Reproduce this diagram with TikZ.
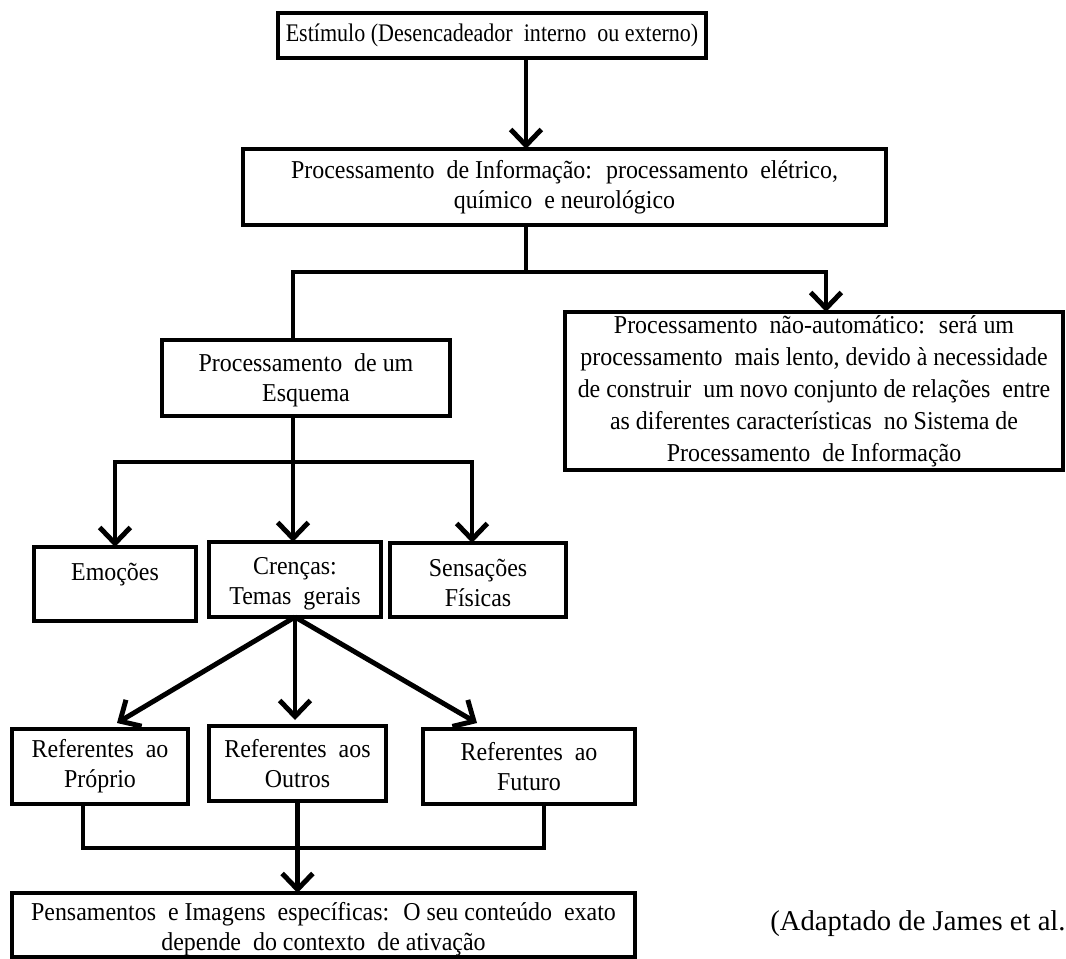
\documentclass[tikz,border=0pt]{standalone}
\usepackage{fontspec}
\setmainfont{Liberation Serif}
\newfontfamily\boxfont{Liberation Serif}[FakeStretch=0.93]
\newfontfamily\stimfont{Liberation Serif}[FakeStretch=0.87]
\usetikzlibrary{arrows.meta,calc}
\begin{document}
\begin{tikzpicture}[x=0.75pt,y=-0.75pt,
  box/.style={draw, line width=2.4pt, inner sep=0pt, outer sep=0pt, align=center, anchor=north west, font=\boxfont\fontsize{19.3}{22.5}\selectfont},
  conn/.style={line width=3.7pt},
  arr/.style={conn, -{Straight Barb[length=12pt,width=23pt]}}]
\useasboundingbox (0,0) rectangle (1066,959);
% boxes
\node[box, minimum width=321pt, minimum height=33.75pt, font=\stimfont\fontsize{19}{22}\selectfont] (stim) at (278,13) {Estímulo (Desencadeador \ interno \ ou externo)};
\node[box, minimum width=482.25pt, minimum height=57pt] (info) at (243,149) {Processamento \ de Informação: \ processamento \ elétrico,\\químico \ e neurológico};
\node[box, minimum width=373.5pt, minimum height=118.5pt, font=\boxfont\fontsize{19.3}{24}\selectfont] (nonauto) at (565,312) {Processamento \ não-automático: \ será um\\processamento \ mais lento, devido à necessidade\\de construir \ um novo conjunto de relações \ entre\\as diferentes características \ no Sistema de\\Processamento \ de Informação};
\node[box, minimum width=216pt, minimum height=57pt] (esq) at (162,340) {\rule{0pt}{17pt}Processamento \ de um\\Esquema};
\node[box, minimum width=121.5pt, minimum height=55.5pt] (emo) at (34,547) {\rule{0pt}{17pt}Emoções\\\phantom{X}};
\node[box, minimum width=129pt, minimum height=56.25pt] (cren) at (209,542) {\rule{0pt}{19pt}Crenças:\\Temas \ gerais};
\node[box, minimum width=132pt, minimum height=55.5pt] (sens) at (390,543) {\rule{0pt}{17pt}Sensações\\Físicas};
\node[box, minimum width=132pt, minimum height=56.25pt] (prop) at (12,729) {Referentes \ ao\\Próprio};
\node[box, minimum width=132.75pt, minimum height=56.25pt] (outr) at (209,726) {Referentes \ aos\\Outros};
\node[box, minimum width=159pt, minimum height=56.25pt] (fut) at (423,729) {Referentes \ ao\\Futuro};
\node[box, minimum width=467.25pt, minimum height=48pt] (pens) at (12,893) {\rule{0pt}{19.5pt}Pensamentos \ e Imagens \ específicas: \ O seu conteúdo \ exato\\depende \ do contexto \ de ativação};
\node[anchor=base west, inner sep=0pt, font=\fontsize{21.5}{25}\selectfont] (src) at (770,930) {(Adaptado de James et al.};
% junction coordinates
\coordinate (t1) at (526,272);
\coordinate (xn) at (826,0);
\coordinate (t2) at (293,462);
\coordinate (xs) at (472,0);
\coordinate (t3) at (298,848);
\coordinate (xa) at (83,0);
\coordinate (xb) at (544,0);
% connectors
\draw[arr] (stim.south -| t1) -- (info.north -| t1);
\draw[conn] (info.south -| t1) -- (t1);
\draw[arr] (esq.north -| t2) |- (t1) -| (nonauto.north -| xn);
\draw[conn] (esq.south -| t2) -- (t2);
\draw[arr] (t2) -| (emo.north);
\draw[arr] (t2) -| (sens.north -| xs);
\draw[arr] (esq.south -| t2) -- (cren.north -| t2);
\draw[arr] (cren.south) -- ($(prop.north)+(17,-6)$);
\draw[arr] (cren.south) -- ($(cren.south |- outr.north)+(0,-6)$);
\draw[arr] (cren.south) -- ($(fut.north)+(-52,-6)$);
\draw[conn] (prop.south -| xa) |- (t3) -| (fut.south -| xb);
\draw[arr] (outr.south) -- (pens.north -| outr.south);
\end{tikzpicture}
\end{document}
__________
■ Task to carry out ■
All the lines above are to be reproduced exactly, except the pictures.

■ Response ■
Reproduce this diagram with TikZ.
\documentclass[tikz,border=0pt]{standalone}
\usepackage{fontspec}
\setmainfont{Liberation Serif}
\newfontfamily\boxfont{Liberation Serif}[FakeStretch=0.93]
\newfontfamily\stimfont{Liberation Serif}[FakeStretch=0.87]
\usetikzlibrary{arrows.meta,calc}
\begin{document}
\begin{tikzpicture}[x=0.75pt,y=-0.75pt,
  box/.style={draw, line width=2.4pt, inner sep=0pt, outer sep=0pt, align=center, anchor=north west, font=\boxfont\fontsize{19.3}{22.5}\selectfont},
  conn/.style={line width=3.7pt},
  arr/.style={conn, -{Straight Barb[length=12pt,width=23pt]}}]
\useasboundingbox (0,0) rectangle (1066,959);
% boxes
\node[box, minimum width=321pt, minimum height=33.75pt, font=\stimfont\fontsize{19}{22}\selectfont] (stim) at (278,13) {Estímulo (Desencadeador \ interno \ ou externo)};
\node[box, minimum width=482.25pt, minimum height=57pt] (info) at (243,149) {Processamento \ de Informação: \ processamento \ elétrico,\\químico \ e neurológico};
\node[box, minimum width=373.5pt, minimum height=118.5pt, font=\boxfont\fontsize{19.3}{24}\selectfont] (nonauto) at (565,312) {Processamento \ não-automático: \ será um\\processamento \ mais lento, devido à necessidade\\de construir \ um novo conjunto de relações \ entre\\as diferentes características \ no Sistema de\\Processamento \ de Informação};
\node[box, minimum width=216pt, minimum height=57pt] (esq) at (162,340) {\rule{0pt}{17pt}Processamento \ de um\\Esquema};
\node[box, minimum width=121.5pt, minimum height=55.5pt] (emo) at (34,547) {\rule{0pt}{17pt}Emoções\\\phantom{X}};
\node[box, minimum width=129pt, minimum height=56.25pt] (cren) at (209,542) {\rule{0pt}{19pt}Crenças:\\Temas \ gerais};
\node[box, minimum width=132pt, minimum height=55.5pt] (sens) at (390,543) {\rule{0pt}{17pt}Sensações\\Físicas};
\node[box, minimum width=132pt, minimum height=56.25pt] (prop) at (12,729) {Referentes \ ao\\Próprio};
\node[box, minimum width=132.75pt, minimum height=56.25pt] (outr) at (209,726) {Referentes \ aos\\Outros};
\node[box, minimum width=159pt, minimum height=56.25pt] (fut) at (423,729) {Referentes \ ao\\Futuro};
\node[box, minimum width=467.25pt, minimum height=48pt] (pens) at (12,893) {\rule{0pt}{19.5pt}Pensamentos \ e Imagens \ específicas: \ O seu conteúdo \ exato\\depende \ do contexto \ de ativação};
\node[anchor=base west, inner sep=0pt, font=\fontsize{21.5}{25}\selectfont] (src) at (770,930) {(Adaptado de James et al.};
% junction coordinates
\coordinate (t1) at (526,272);
\coordinate (xn) at (826,0);
\coordinate (t2) at (293,462);
\coordinate (xs) at (472,0);
\coordinate (t3) at (298,848);
\coordinate (xa) at (83,0);
\coordinate (xb) at (544,0);
% connectors
\draw[arr] (stim.south -| t1) -- (info.north -| t1);
\draw[conn] (info.south -| t1) -- (t1);
\draw[arr] (esq.north -| t2) |- (t1) -| (nonauto.north -| xn);
\draw[conn] (esq.south -| t2) -- (t2);
\draw[arr] (t2) -| (emo.north);
\draw[arr] (t2) -| (sens.north -| xs);
\draw[arr] (esq.south -| t2) -- (cren.north -| t2);
\draw[arr] (cren.south) -- ($(prop.north)+(17,-6)$);
\draw[arr] (cren.south) -- ($(cren.south |- outr.north)+(0,-6)$);
\draw[arr] (cren.south) -- ($(fut.north)+(-52,-6)$);
\draw[conn] (prop.south -| xa) |- (t3) -| (fut.south -| xb);
\draw[arr] (outr.south) -- (pens.north -| outr.south);
\end{tikzpicture}
\end{document}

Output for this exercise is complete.